[BEGIN Data block]

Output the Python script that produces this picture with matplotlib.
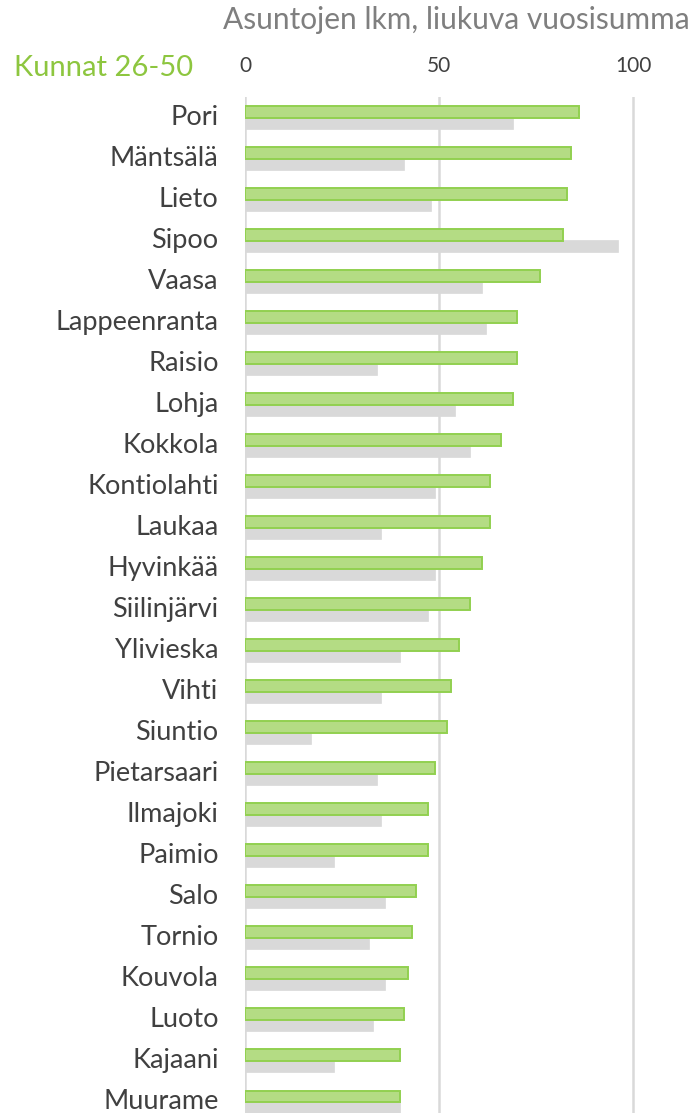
import matplotlib
matplotlib.use("Agg")
import matplotlib.pyplot as plt
import matplotlib.transforms as mtrans
import numpy as np

# municipalities 26-50, top to bottom
kunnat = ["Pori", "Mäntsälä", "Lieto", "Sipoo", "Vaasa", "Lappeenranta", "Raisio",
          "Lohja", "Kokkola", "Kontiolahti", "Laukaa", "Hyvinkää", "Siilinjärvi",
          "Ylivieska", "Vihti", "Siuntio", "Pietarsaari", "Ilmajoki", "Paimio",
          "Salo", "Tornio", "Kouvola", "Luoto", "Kajaani", "Muurame"]
# rolling annual sum, latest (green) and previous (grey)
uusin = [86, 84, 83, 82, 76, 70, 70, 69, 66, 63, 63, 61, 58, 55, 53, 52, 49, 47, 47,
         44, 43, 42, 41, 40, 40]
edellinen = [69, 41, 48, 96, 61, 62, 34, 54, 58, 49, 35, 49, 47, 40, 35, 17, 34, 35, 23,
             36, 32, 36, 33, 23, 40]
xticks = [0, 50, 100]

W, H = 694, 1113
fig = plt.figure(figsize=(W / 100, H / 100), dpi=100)
plt.rcParams["font.family"] = ["Lato", "DejaVu Sans"]

# axes: x=0 at px 245, x=100 at px 633; rows 41 px apart, first row at px 118
x0, x100 = 245, 633.3
ytop, ybot = 97, 118 + 41 * 24.5
xmax = 115
ax = fig.add_axes([x0 / W, (H - ybot) / H, (x100 - x0) / 100 * xmax / W, (ybot - ytop) / H])

y = np.arange(len(kunnat))
h = 0.29
ax.barh(y - 0.135, uusin, height=h, color="#B4DC84", edgecolor="#92D050", linewidth=1.4, zorder=3)
ax.barh(y + 0.135, edellinen, height=h, color="#D9D9D9", edgecolor="#D9D9D9", linewidth=0.5, zorder=2)

ax.set_ylim(len(kunnat) - 0.5, -0.5)
ax.set_xlim(0, xmax)
ax.set_yticks(y)
ax.set_yticklabels(kunnat, fontsize=19.5, color="#404040")
ax.set_xticks(xticks)
ax.set_xticklabels([str(t) for t in xticks], fontsize=15, color="#404040")
ax.xaxis.tick_top()
ax.tick_params(axis="both", length=0)
ax.tick_params(axis="y", pad=19)
ax.tick_params(axis="x", pad=15)
# nudge the row labels up a little
shift = mtrans.ScaledTranslation(0, 2.5 / 100, fig.dpi_scale_trans)
for lab in ax.get_yticklabels():
    lab.set_transform(lab.get_transform() + shift)
for s in ax.spines.values():
    s.set_visible(False)
for t in xticks:
    ax.axvline(t, color="#D9D9D9", lw=1.8, zorder=1)

fig.text(690 / W, 1 - 20 / H, "Asuntojen lkm, liukuva vuosisumma", ha="right", va="center",
         fontsize=21.5, color="#7F7F7F")
fig.text(14 / W, 1 - 68 / H, "Kunnat 26-50", ha="left", va="center", fontsize=21, color="#8DC63F")

fig.savefig("out.png", dpi=100)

[END Data block]

- _Exercise task_
Copy exactly the lines running from the beginning of the listing through the line that has "import numpy as np". Drop the pictures.

- _Complete response_
Output the Python script that produces this picture with matplotlib.
import matplotlib
matplotlib.use("Agg")
import matplotlib.pyplot as plt
import matplotlib.transforms as mtrans
import numpy as np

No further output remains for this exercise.